Yamashita seems way more like a samurai than Samurai does. But I guess our guy, having been in Japan one time, does know a little bit about that stuff. In the end he sword fights Yamashita and (spoiler) wins. Then he uses the samurai code against him.

“You lost. You lost face,” he points out.

“You know the code of the Bushido,” Yamashita counters. “Kill me.”

And it seems like he’s actually gonna do it, but Frank knows that would be fucked up so he yells “No! You’re a cop!”

It’s true. Even a cop from San Diego knows that cutting off a dude’s head with a sword and saying it’s so he can “die with honor” is not gonna get past the inquest without a fight. So cooler minds prevail, they don’t behead him at all. They let him cut his belly open himself and bleed to death. Cut to Samurai on the beach making out with the girl again.

Director Amir Shervan was maybe better known for 1990’s KILLING AMERICAN STYLE, another crazy Robert Z’Dar cult movie. Shervan and Hannon have both passed away, so I’m gonna have to forget about my idea for SAMURAI COP 2: OTAKUPOCALYPSE, in which San Diego cop Joe “Samurai” Marshall is called into action one last time to use his swordsmanship, rule breaking and knowledge of Japan to rescue his niece from a large comics convention held hostage by anime fan terrorists.

PLOT TWIST: As David Lambert points out, Matt Hannon is apparently alive, according to what appears to be him in a video shirtless in his kitchen posted on Youtube this month:

http://youtu.be/-9SDZ_UjaNM

He also seems to have posted on the IMDb message boards as recently as today. If it’s really him he might want to correct his IMDb entry and bio, which say he died 31 March, 2012 in Champaign, Illinois. A Google search found death notices for such a Matthew Hannon, and one obituary says the deceased spent some time as a set decorator in California (the Hannon we’re looking for is credited as a carpenter on THE BLOB and NIGHT OF THE CREEPS.)

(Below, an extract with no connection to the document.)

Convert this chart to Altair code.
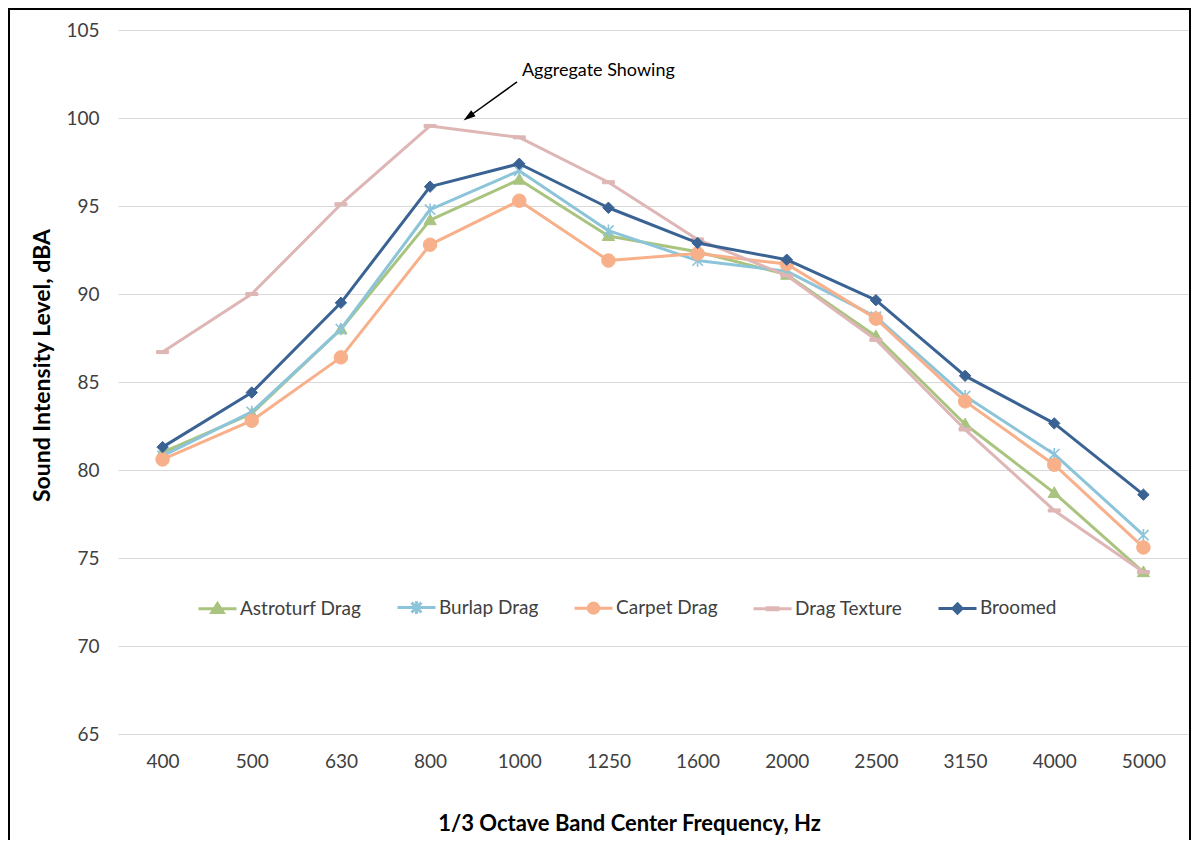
import altair as alt
import pandas as pd

freqs = ["400", "500", "630", "800", "1000", "1250", "1600", "2000", "2500", "3150", "4000", "5000"]
series_names = ["Astroturf Drag", "Burlap Drag", "Carpet Drag", "Drag Texture", "Broomed"]

astroturf = [81.0, 83.2, 88.0, 94.2, 96.5, 93.3, 92.4, 91.1, 87.6, 82.6, 78.7, 74.2]
burlap = [80.8, 83.3, 88.0, 94.8, 97.0, 93.6, 91.9, 91.3, 88.7, 84.2, 80.9, 76.3]
carpet = [80.6, 82.8, 86.4, 92.8, 95.3, 91.9, 92.3, 91.7, 88.6, 83.9, 80.3, 75.6]
drag_texture = [86.7, 90.0, 95.1, 99.55, 98.9, 96.35, 93.1, 91.05, 87.4, 82.3, 77.7, 74.2]
broomed = [81.3, 84.4, 89.5, 96.1, 97.4, 94.9, 92.9, 91.95, 89.65, 85.35, 82.65, 78.6]

colors = ["#A9C47F", "#8CC4D9", "#F7B08A", "#DDB6B5", "#3A6394"]

# marker shapes on the chart
marker_paths = [
    "M0,-1L1,0.75L-1,0.75Z",
    "M-0.85,-0.85L0.85,0.85M-0.85,0.85L0.85,-0.85M0,-1L0,1",
    "M1,0A1,1,0,1,1,-1,0A1,1,0,1,1,1,0Z",
    "M-1,-0.25L1,-0.25L1,0.25L-1,0.25Z",
    "M0,-1L1,0L0,1L-1,0Z",
]
marker_sizes = [150, 150, 180, 144, 130]
marker_strokes = [1, 1.6, 1, 1, 1]

# legend symbols: line + marker
legend_paths = [
    "M-1,0L1,0M0,-0.27L0.3,0.2L-0.3,0.2Z",
    "M-1,0L1,0M-0.26,-0.26L0.26,0.26M-0.26,0.26L0.26,-0.26M0,-0.33L0,0.33",
    "M-1,0L1,0M0.27,0A0.27,0.27,0,1,1,-0.27,0A0.27,0.27,0,1,1,0.27,0Z",
    "M-1,0L1,0M-0.28,-0.05L0.28,-0.05L0.28,0.05L-0.28,0.05Z",
    "M-1,0L1,0M0,-0.24L0.24,0L0,0.24L-0.24,0Z",
]

# annotation
ann_text = pd.DataFrame({"idx": [4.03], "value": [102.67], "label": ["Aggregate Showing"]})
ann_line = pd.DataFrame({"idx": [3.975, 3.44], "value": [102.05, 100.1]})
ann_head = pd.DataFrame({"idx": [3.43], "value": [100.06]})

rows = []
for name, vals in zip(series_names, [astroturf, burlap, carpet, drag_texture, broomed]):
    for i, (f, v) in enumerate(zip(freqs, vals)):
        rows.append({"series": name, "idx": i, "freq": f, "value": v})
df = pd.DataFrame(rows)

FONT = "Lato"
label_expr = "[" + ",".join("'" + f + "'" for f in freqs) + "][datum.value]"

x_enc = alt.X(
    "idx:Q",
    scale=alt.Scale(domain=[-0.5, 11.5], nice=False, zero=False),
    axis=alt.Axis(
        values=list(range(12)), labelExpr=label_expr,
        title="1/3 Octave Band Center Frequency, Hz",
        grid=False, domain=True, domainColor="#D9D9D9", ticks=False,
        labelPadding=18, titlePadding=42, labelFontSize=19, titleFontSize=22,
        titleFontWeight="bold", labelColor="#404040", titleColor="#000000",
        labelFont=FONT, titleFont=FONT, labelAngle=0, titleX=511,
    ),
)
y_enc = alt.Y(
    "value:Q",
    scale=alt.Scale(domain=[65, 105], nice=False, zero=False),
    axis=alt.Axis(
        values=[65, 70, 75, 80, 85, 90, 95, 100, 105],
        title="Sound Intensity Level, dBA",
        grid=True, gridColor="#D9D9D9", gridWidth=1, domain=False, ticks=False,
        labelPadding=19, titlePadding=11, labelFontSize=19, titleFontSize=23,
        titleFontWeight="bold", labelColor="#404040", titleColor="#000000",
        labelFont=FONT, titleFont=FONT, titleY=335,
    ),
)

base = alt.Chart(df)

frame = alt.Chart(pd.DataFrame({"a": [0]})).mark_rect(
    filled=False, stroke="#000000", strokeWidth=2
).encode(
    x=alt.value(-109), x2=alt.value(1072), y=alt.value(-21), y2=alt.value(900)
)

layers = [frame]
for i, name in enumerate(series_names):
    sub = base.transform_filter(alt.datum.series == name)
    layers.append(
        sub.mark_line(color=colors[i], strokeWidth=3, strokeJoin="round").encode(x=x_enc, y=y_enc)
    )
    layers.append(
        sub.mark_point(
            shape=marker_paths[i], size=marker_sizes[i], filled=True,
            fill=colors[i], stroke=colors[i], strokeWidth=marker_strokes[i], opacity=1,
        ).encode(x=x_enc, y=y_enc)
    )

leg = alt.Legend(
    title=None, orient="none", legendX=79, legendY=557, direction="horizontal",
    columns=5, columnPadding=29, labelOffset=2, symbolSize=1444,
    symbolStrokeWidth=3, labelFontSize=19, labelColor="#404040", labelFont=FONT,
    padding=0,
)
legend_layer = base.transform_filter("false").mark_point(
    filled=True, strokeWidth=3, opacity=1
).encode(
    x=x_enc, y=y_enc,
    fill=alt.Fill("series:N", scale=alt.Scale(domain=series_names, range=colors), legend=leg),
    stroke=alt.Stroke("series:N", scale=alt.Scale(domain=series_names, range=colors), legend=leg),
    shape=alt.Shape("series:N", scale=alt.Scale(domain=series_names, range=legend_paths), legend=leg),
)
layers.append(legend_layer)

text_layer = alt.Chart(ann_text).mark_text(
    align="left", baseline="middle", fontSize=18, font=FONT, color="#000000"
).encode(x=x_enc, y=y_enc, text="label:N")
line_layer = alt.Chart(ann_line).mark_line(color="#000000", strokeWidth=1.5).encode(x=x_enc, y=y_enc)
head_layer = alt.Chart(ann_head).mark_point(
    shape="M0,-1L0.6,1L-0.6,1Z", angle=234, size=150, filled=True,
    color="#000000", opacity=1
).encode(x=x_enc, y=y_enc)
layers += [line_layer, head_layer, text_layer]

chart = alt.layer(*layers).properties(
    width=1070, height=704,
    autosize=alt.AutoSizeParams(type="none"),
    padding={"left": 110, "top": 22, "right": 3, "bottom": 106},
    background="#FFFFFF",
).configure(font=FONT).configure_view(strokeWidth=0)

chart.save("out.html", embed_options={"renderer": "svg", "actions": False})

This entry was posted on Tuesday, June 24th, 2014 at 12:10 pm and is filed under Action, Reviews. You can follow any responses to this entry through the RSS 2.0 feed. You can skip to the end and leave a response. Pinging is currently not allowed.

47 Responses to “Samurai Cop”

  1. So glad you reviewed this fun movie. Been enjoying it for years. I had an email exchange with this dude Buck Striker (who played a cop in KILLING AMERICAN STYLE). He had a ton of insane stories about Shervan. He says once they were shooting illegally in L.A. somewhere, flying around in this phoney cop car, when an actual cop came out and yelled at them. Buck said Shervan lost his shit and threatened to blow up the cop’s family. Man was a rogue, apparently.

  2. This has been a personal favorite for a while now. There’s a certain subsection of eighties action made in America by foreign-born directors (as opposed to foreign-made films pretending to take place in America) that almost never fails to deliver the WTF. You got this, you got MIAMI CONNECTION, you got Amir Shervan’s earlier HOLLYWOOD COP (same basic movie, minus swords). You got this one I saw called REVOLT that’s sort of like an action movie crossed with a film strip you’d watch in health class. You got the collected works of Jalal Merhi. There’s just something so lovable about how gung ho these films are to ape every single trend in American cinema they can get their hands on, without ever having a real firm grasp of the culture behind those trends. They’re all glorious train wrecks and I recommend them all.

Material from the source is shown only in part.